I dunno, probably it’s the kid. Kids seem to require a lot of structure. But I’ve also come around to the view that a fixed pattern of habits is simply the only way to get stuff done. When you’re adulting, stuff needs to get done. Stuff like your work, your maintenance of the house, your family. All of which takes time, and all of which takes more time than you think when you’re young. For instance, replacing the exhaust hood took me about three months because of custom parts and installation problems and such. Or when baby’s teeth come through and he is in pain and needs constant attention.
All of this stuff is basic bitch stuff. There’s just no way around it. I partake in many diaper switches: basic bitch stuff. I brush my teeth, go to work, clean up my mess, take out the trash, do repairs around the house, console baby when crying. It’s all basic bitch stuff, and it’s all in a day’s work.
So, it is no surprise that the left attacked this style of life as boring, or as the Dutch condescendingly call it, ‘burgerlijk’. It is a bit boring. No way around it.
But, I think, that’s life. Life can’t be exciting all the time, because life is average most of the time.

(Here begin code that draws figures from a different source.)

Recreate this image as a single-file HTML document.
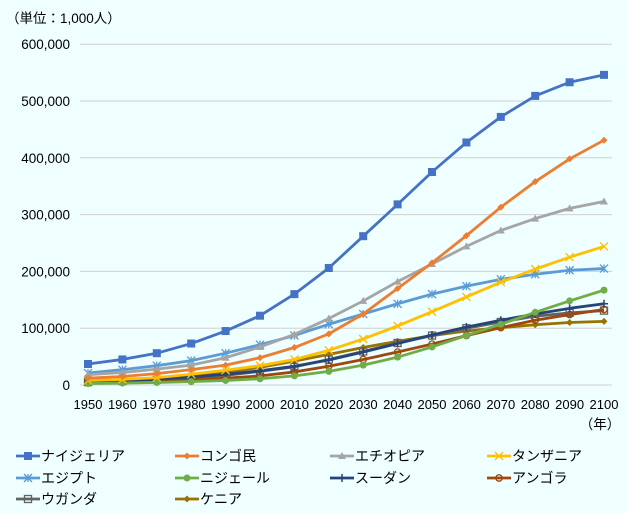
<!DOCTYPE html>
<html><head><meta charset="utf-8"><style>
body{margin:0;background:#effefe;}
svg{display:block;font-family:"Liberation Sans","Noto Sans CJK JP",sans-serif;}
</style></head><body>
<svg id="s" width="627" height="513" xmlns="http://www.w3.org/2000/svg"></svg>
<script>
const s=document.getElementById('s');
let h='<rect width="627" height="513" fill="#effefe"/>';
h+='<text x="6" y="23" font-size="13.5" fill="#000">（単位：1,000人）</text>';
const y0=385,dy=56.8/100;
const Y=v=>y0-v*dy, X=i=>88+34.4*i;
for(let k=0;k<=6;k++){const y=y0-k*56.8;h+=`<line x1="80" x2="612" y1="${y}" y2="${y}" stroke="#d0d0d0" stroke-width="1"/>`;
h+=`<text x="70" y="${y+5}" font-size="13.5">${''}</text><text x="70" y="${y+5}" font-size="13.5" text-anchor="end">${k==0?'0':(k*100)+',000'}</text>`;}
for(let i=0;i<16;i++)h+=`<text x="${X(i)}" y="409" font-size="13" text-anchor="middle">${1950+i*10}</text>`;
h+='<text x="600" y="429" font-size="13.5" text-anchor="middle">（年）</text>';
const S=[
["ナイジェリア","#4472C4","sq",[37,45,56,73,95,122,160,206,262,318,375,427,472,509,533,546]],
["コンゴ民","#ED7D31","dia",[12,15,20,27,35,48,66,90,125,170,215,263,313,358,398,431]],
["エチオピア","#A5A5A5","tri",[18,22,28,35,48,67,89,117,148,182,213,244,272,293,311,323]],
["タンザニア","#FFC000","x",[8,10,13,19,26,34,45,61,81,104,129,155,181,204,225,244]],
["エジプト","#5B9BD5","star",[21,27,34,43,56,71,87,107,125,143,160,174,186,195,202,205]],
["ニジェール","#70AD47","dot",[2.5,3.4,4.5,6,8,11,16,24,35,49,67,87,107,128,148,167]],
["スーダン","#264478","plus",[6,8,10,14,19,25,33,44,58,73,88,102,114,125,135,143]],
["アンゴラ","#9E480E","circ",[4.5,5.5,7,9,12,16,23,33,45,58,72,87,101,114,124,133]],
["ウガンダ","#636363","hsq",[5,7,9,12,17,24,32,45,59,74,87,100,111,121,127,131]],
["ケニア","#997300","dia",[6,8,11,16,23,31,42,54,66,77,87,95,101,106,110,112]]];
function mk(t,c,x,y){
 if(t=="sq")return `<rect x="${x-4}" y="${y-4}" width="8" height="8" fill="${c}"/>`;
 if(t=="hsq")return `<rect x="${x-3.5}" y="${y-3.5}" width="7" height="7" fill="none" stroke="${c}" stroke-width="1.3"/>`;
 if(t=="dia")return `<path d="M${x} ${y-3.5}L${x+3.5} ${y}L${x} ${y+3.5}L${x-3.5} ${y}Z" fill="${c}"/>`;
 if(t=="tri")return `<path d="M${x} ${y-4}L${x+4} ${y+3}L${x-4} ${y+3}Z" fill="${c}"/>`;
 if(t=="x")return `<path d="M${x-4} ${y-4}L${x+4} ${y+4}M${x-4} ${y+4}L${x+4} ${y-4}" stroke="${c}" stroke-width="1.3"/>`;
 if(t=="star")return `<path d="M${x-4} ${y-4}L${x+4} ${y+4}M${x-4} ${y+4}L${x+4} ${y-4}M${x} ${y-4}V${y+4}" stroke="${c}" stroke-width="1.3"/>`;
 if(t=="plus")return `<path d="M${x-4} ${y}H${x+4}M${x} ${y-4}V${y+4}" stroke="${c}" stroke-width="1.5"/>`;
 if(t=="dot")return `<circle cx="${x}" cy="${y}" r="3.5" fill="${c}"/>`;
 if(t=="circ")return `<circle cx="${x}" cy="${y}" r="3.2" fill="none" stroke="${c}" stroke-width="1.3"/>`;
}
for(let j=S.length-1;j>=0;j--){const [n,c,t,d]=S[j];
 h+=`<polyline points="${d.map((v,i)=>X(i)+','+Y(v)).join(' ')}" fill="none" stroke="${c}" stroke-width="2.8" stroke-linejoin="round"/>`;
 d.forEach((v,i)=>h+=mk(t,c,X(i),Y(v)));}
const cols=[16,146,276,406].map(v=>v),rows=[456,478,499];
const cx=[16,146+29,276+54,406+81];
S.forEach((a,j)=>{const x=cx[j%4],y=rows[Math.floor(j/4)];
 h+=`<line x1="${x}" x2="${x+24}" y1="${y}" y2="${y}" stroke="${a[1]}" stroke-width="2.8"/>`+mk(a[2],a[1],x+12,y);
 h+=`<text x="${x+25}" y="${y+5}" font-size="14">${a[0]}</text>`;});
s.innerHTML=h;
</script>
</body></html>
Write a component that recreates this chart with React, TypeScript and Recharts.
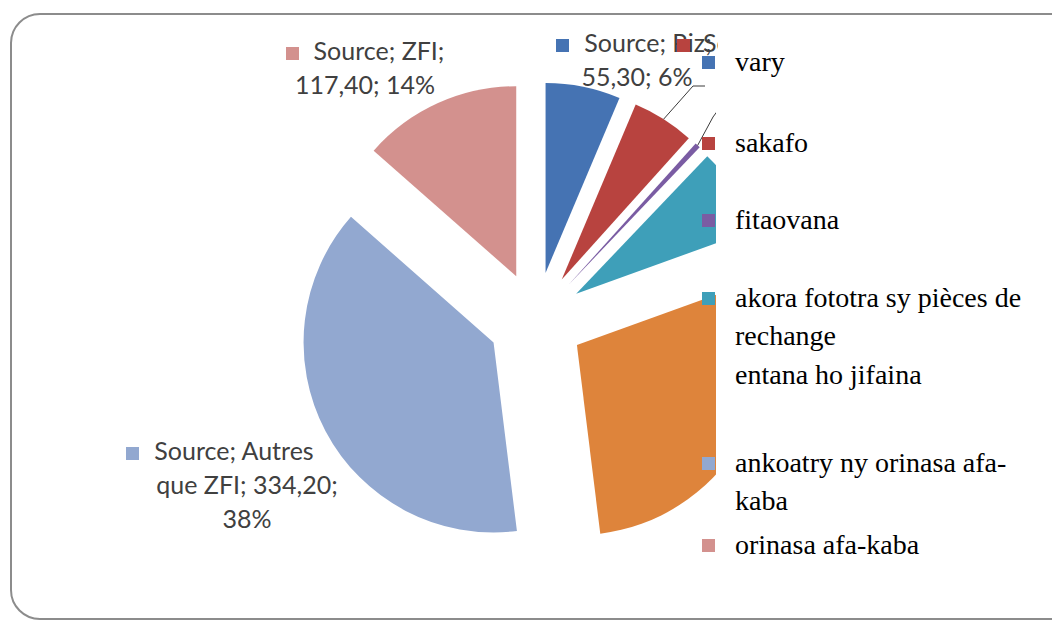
import React from 'react';
import { PieChart, Pie, Cell } from 'recharts';

// slice data (clockwise from 12 o'clock)
const legendNames = [
  'vary',
  'sakafo',
  'fitaovana',
  'akora fototra sy pièces de rechange',
  'entana ho jifaina',
  'ankoatry ny orinasa afa-kaba',
  'orinasa afa-kaba',
];
const labelNames = ['Riz', 'Sakafo', 'Fitaovana', 'Akora fototra', 'Entana', 'Autres que ZFI', 'ZFI'];
const values = [55.3, 46, 4, 64, 248.2, 334.2, 117.4];
const colors = ['#4573B3', '#B8433F', '#7A5CA3', '#3E9FB9', '#DE843B', '#92A8D0', '#D3918E'];

const data = values.map((v, i) => ({ name: legendNames[i], value: v }));
const total = values.reduce((a, b) => a + b, 0);

const CX = 531;
const CY = 315;
const RADIUS = 190;
const EXPLODE = 48;

// each slice is pulled out along its bisector
const cum: number[] = [];
values.reduce((acc, v, i) => {
  cum[i] = acc;
  return acc + v;
}, 0);
const offsetFor = (i: number) => {
  const mid = ((cum[i] + values[i] / 2) / total) * 2 * Math.PI;
  return { x: CX + EXPLODE * Math.sin(mid), y: CY - EXPLODE * Math.cos(mid) };
};

const num = (i: number) => values[i].toFixed(2).replace('.', ',');
const pct = (i: number) => Math.round((values[i] / total) * 100) + '%';

// data label boxes: which slice, words per line, box position
const dataLabels = [
  { index: 0, split: [2, 2], left: 537, top: 25, width: 200, firstShift: -3 },
  { index: 6, split: [2, 2], left: 265, top: 33, width: 200, firstShift: 0 },
  { index: 5, split: [2, 3, 1], left: 142, top: 433, width: 210, firstShift: -27 },
];

// leader lines end points
const leaderEnds: Record<number, [number, number][]> = {
  1: [[693, 86], [705, 86]],
  2: [[713, 117], [724, 102]],
};

const legendTops = [62, 143, 220, 298, 375, 463, 545];
const hiddenMarkers = [4];

const labelFont = 'Lato, "Open Sans", sans-serif';
const legendFont = '"Liberation Serif", "DejaVu Serif", serif';

const Marker = ({ color, style }: { color: string; style?: React.CSSProperties }) => (
  <span style={{ display: 'inline-block', width: 13, height: 13, background: color, ...style }} />
);

const blankLabel = () => <g />;

const leaderLine = (k: number) => (props: any) => {
  const ends = leaderEnds[k];
  if (props.index !== k || !ends) return <g key={`ll-${props.index}`} />;
  const start = props.points[0];
  const pts = [[start.x, start.y], ...ends].map((p) => p.join(',')).join(' ');
  return <polyline key={`ll-${k}`} points={pts} fill="none" stroke="#3a3a3a" strokeWidth={1} />;
};

export default function App() {
  return (
    <div style={{ position: 'fixed', left: 0, top: 0, width: 1052, height: 622, background: '#fff', overflow: 'hidden' }}>
      <div
        style={{
          position: 'absolute',
          left: 10,
          top: 13,
          width: 1070,
          height: 603,
          border: '2px solid #8c8c8c',
          borderRadius: 30,
        }}
      />
      <div style={{ position: 'absolute', left: 0, top: 0 }}>
        <PieChart width={1052} height={622}>
          {values.map((_, k) => {
            const o = offsetFor(k);
            return (
              <Pie
                key={`pie-${k}`}
                data={data}
                dataKey="value"
                cx={o.x}
                cy={o.y}
                outerRadius={RADIUS}
                startAngle={90}
                endAngle={-270}
                stroke="none"
                isAnimationActive={false}
                label={leaderEnds[k] ? blankLabel : false}
                labelLine={leaderEnds[k] ? leaderLine(k) : false}
              >
                {data.map((d, i) => (
                  <Cell key={`c-${k}-${i}`} fill={i === k ? colors[i] : 'none'} />
                ))}
              </Pie>
            );
          })}
        </PieChart>
      </div>

      {dataLabels.map((l) => {
        const words = `Source; ${labelNames[l.index]}; ${num(l.index)}; ${pct(l.index)}`.split(' ');
        const lines: string[] = [];
        let p = 0;
        l.split.forEach((n) => {
          lines.push(words.slice(p, p + n).join(' '));
          p += n;
        });
        return (
          <div
            key={`lab-${l.index}`}
            style={{
              position: 'absolute',
              left: l.left,
              top: l.top,
              width: l.width,
              textAlign: 'center',
              fontFamily: labelFont,
              fontSize: 25,
              lineHeight: '34px',
              color: '#404040',
            }}
          >
            {lines.map((t, j) => (
              <div
                key={j}
                style={{ whiteSpace: 'nowrap', transform: j === 0 ? `translateX(${l.firstShift}px)` : undefined }}
              >
                {j === 0 && <Marker color={colors[l.index]} style={{ marginRight: 15 }} />}
                {t}
              </div>
            ))}
          </div>
        );
      })}

      {/* second slice label, mostly hidden under the legend */}
      <div
        style={{
          position: 'absolute',
          left: 672,
          top: 25,
          width: 46,
          overflow: 'hidden',
          whiteSpace: 'nowrap',
          fontFamily: labelFont,
          fontSize: 25,
          lineHeight: '34px',
          color: '#404040',
        }}
      >
        <Marker color={colors[1]} style={{ marginLeft: 5, marginRight: 13 }} />
        {`Source; ${labelNames[1]}; ${num(1)}; ${pct(1)}`}
      </div>

      {/* legend */}
      <div style={{ position: 'absolute', left: 716, top: 52, width: 330, height: 540, background: '#fff' }} />
      {legendNames.map((n, i) => (
        <div key={`lg-${i}`}>
          {!hiddenMarkers.includes(i) && (
            <Marker color={colors[i]} style={{ position: 'absolute', left: 702, top: legendTops[i] - 6 }} />
          )}
          <div
            style={{
              position: 'absolute',
              left: 735,
              top: legendTops[i] - 19,
              width: 305,
              fontFamily: legendFont,
              fontSize: 28,
              lineHeight: '38px',
              color: '#000',
            }}
          >
            {n}
          </div>
        </div>
      ))}
    </div>
  );
}
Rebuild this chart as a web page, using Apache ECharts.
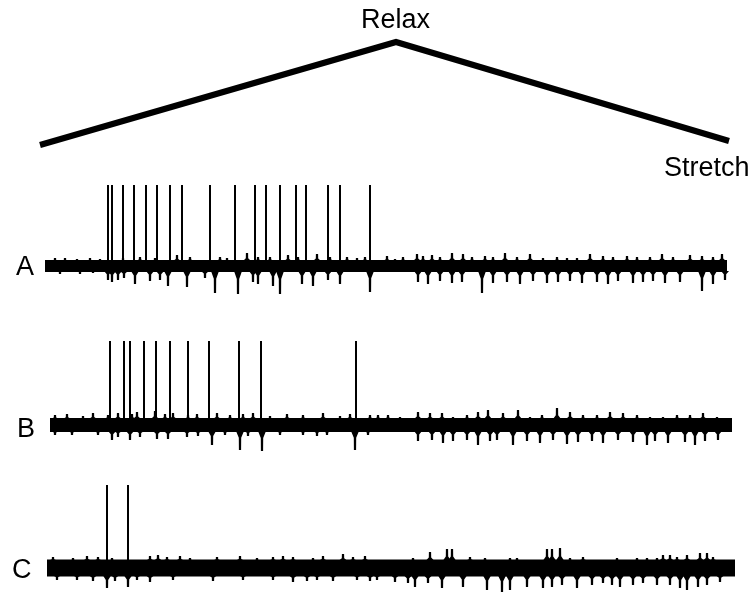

Moreover, I think you can’t undertake the stranger adventures of life if you don’t have a solid foundation of basic bitchness. There’s this bit in Feynman’s autobiographical book where he talks about his adventures, of which he had quite a few. ‘People’ to paraphrase-quote him, ‘would sometimes ask me how I ended up in these adventures, or wanted to join me on one. So we’d go to a bar or something, but nothing happened, and they got upset and left. But you can’t force an adventure – it just happens, randomly, if given enough time. You can spend years visiting a bar with nothing happening, until suddenly the bartender needs help with his side hussle and before you know it you’re taming a lion.’
That makes a lot of sense to me. You structure your life well, and most of it will be average, with a few outliers below overage, and a little more than a few outliers above average. That’s pretty much the formula.
And that requires the acceptance of the basic bitchness of life. I think a lot of nihilism and black pilling has to do with a refusal to accept the basic bitchness of life. The quintessential ‘is this it?’ feeling. Well, yes, probably this is it. Even when things go well, they feel average. And inevitably, when things go exceptionally well, they either end, or end up feeling average as well. That is the basic bitchness of life. Just the way the cookie crumbles.
I feel like you can fight that, but I think Feynman was the smarter man in accepting it and reveling in it.